■ **The problem**
Pictures do not belong in your copy. Repeat all the other data exactly.

■ **Source excerpt**
════════════════════

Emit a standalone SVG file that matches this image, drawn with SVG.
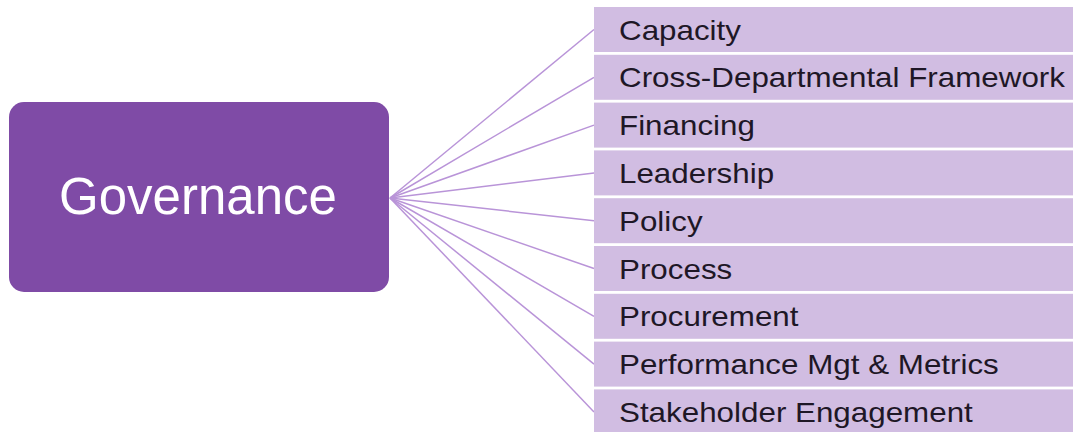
<svg xmlns="http://www.w3.org/2000/svg" width="1076" height="432" viewBox="0 0 1076 432">
<style>
.item rect{fill:#d1bde2}
.item text{font-family:"Liberation Sans",Arial,sans-serif;font-size:28px;fill:#1e1726}
.conn line{stroke:#b994d8;stroke-width:1.5}
</style>
<rect width="1076" height="432" fill="#ffffff"/>
<g id="connectors" class="conn">
<line x1="390" y1="198" x2="594" y2="29.5"/>
<line x1="390" y1="198" x2="594" y2="77.3"/>
<line x1="390" y1="198" x2="594" y2="125.1"/>
<line x1="390" y1="198" x2="594" y2="172.9"/>
<line x1="390" y1="198" x2="594" y2="220.7"/>
<line x1="390" y1="198" x2="594" y2="268.5"/>
<line x1="390" y1="198" x2="594" y2="316.3"/>
<line x1="390" y1="198" x2="594" y2="364.1"/>
<line x1="390" y1="198" x2="594" y2="411.9"/>
</g>
<g id="governance">
<rect x="9" y="102" width="380" height="190" rx="15" fill="#7f4ba6"/>
<text x="198" y="214" text-anchor="middle" font-family="'Liberation Sans',Arial,sans-serif" font-size="51" fill="#ffffff">Governance</text>
</g>
<g id="capacity" class="item"><rect x="594" y="7" width="479" height="45"/><text transform="matrix(1.12 0 0 1 619 39.5)">Capacity</text></g>
<g id="cross-departmental" class="item"><rect x="594" y="54.8" width="479" height="45"/><text transform="matrix(1.12 0 0 1 619 87.3)">Cross-Departmental Framework</text></g>
<g id="financing" class="item"><rect x="594" y="102.6" width="479" height="45"/><text transform="matrix(1.12 0 0 1 619 135.1)">Financing</text></g>
<g id="leadership" class="item"><rect x="594" y="150.4" width="479" height="45"/><text transform="matrix(1.12 0 0 1 619 182.9)">Leadership</text></g>
<g id="policy" class="item"><rect x="594" y="198.2" width="479" height="45"/><text transform="matrix(1.12 0 0 1 619 230.7)">Policy</text></g>
<g id="process" class="item"><rect x="594" y="246" width="479" height="45"/><text transform="matrix(1.12 0 0 1 619 278.5)">Process</text></g>
<g id="procurement" class="item"><rect x="594" y="293.8" width="479" height="45"/><text transform="matrix(1.12 0 0 1 619 326.3)">Procurement</text></g>
<g id="performance" class="item"><rect x="594" y="341.6" width="479" height="45"/><text transform="matrix(1.12 0 0 1 619 374.1)">Performance Mgt &amp; Metrics</text></g>
<g id="stakeholder" class="item"><rect x="594" y="389.4" width="479" height="45"/><text transform="matrix(1.12 0 0 1 619 421.9)">Stakeholder Engagement</text></g>
</svg>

════════════════════

■ **Solution to the problem**
Emit a standalone SVG file that matches this image, drawn with SVG.
<svg xmlns="http://www.w3.org/2000/svg" width="1076" height="432" viewBox="0 0 1076 432">
<style>
.item rect{fill:#d1bde2}
.item text{font-family:"Liberation Sans",Arial,sans-serif;font-size:28px;fill:#1e1726}
.conn line{stroke:#b994d8;stroke-width:1.5}
</style>
<rect width="1076" height="432" fill="#ffffff"/>
<g id="connectors" class="conn">
<line x1="390" y1="198" x2="594" y2="29.5"/>
<line x1="390" y1="198" x2="594" y2="77.3"/>
<line x1="390" y1="198" x2="594" y2="125.1"/>
<line x1="390" y1="198" x2="594" y2="172.9"/>
<line x1="390" y1="198" x2="594" y2="220.7"/>
<line x1="390" y1="198" x2="594" y2="268.5"/>
<line x1="390" y1="198" x2="594" y2="316.3"/>
<line x1="390" y1="198" x2="594" y2="364.1"/>
<line x1="390" y1="198" x2="594" y2="411.9"/>
</g>
<g id="governance">
<rect x="9" y="102" width="380" height="190" rx="15" fill="#7f4ba6"/>
<text x="198" y="214" text-anchor="middle" font-family="'Liberation Sans',Arial,sans-serif" font-size="51" fill="#ffffff">Governance</text>
</g>
<g id="capacity" class="item"><rect x="594" y="7" width="479" height="45"/><text transform="matrix(1.12 0 0 1 619 39.5)">Capacity</text></g>
<g id="cross-departmental" class="item"><rect x="594" y="54.8" width="479" height="45"/><text transform="matrix(1.12 0 0 1 619 87.3)">Cross-Departmental Framework</text></g>
<g id="financing" class="item"><rect x="594" y="102.6" width="479" height="45"/><text transform="matrix(1.12 0 0 1 619 135.1)">Financing</text></g>
<g id="leadership" class="item"><rect x="594" y="150.4" width="479" height="45"/><text transform="matrix(1.12 0 0 1 619 182.9)">Leadership</text></g>
<g id="policy" class="item"><rect x="594" y="198.2" width="479" height="45"/><text transform="matrix(1.12 0 0 1 619 230.7)">Policy</text></g>
<g id="process" class="item"><rect x="594" y="246" width="479" height="45"/><text transform="matrix(1.12 0 0 1 619 278.5)">Process</text></g>
<g id="procurement" class="item"><rect x="594" y="293.8" width="479" height="45"/><text transform="matrix(1.12 0 0 1 619 326.3)">Procurement</text></g>
<g id="performance" class="item"><rect x="594" y="341.6" width="479" height="45"/><text transform="matrix(1.12 0 0 1 619 374.1)">Performance Mgt &amp; Metrics</text></g>
<g id="stakeholder" class="item"><rect x="594" y="389.4" width="479" height="45"/><text transform="matrix(1.12 0 0 1 619 421.9)">Stakeholder Engagement</text></g>
</svg>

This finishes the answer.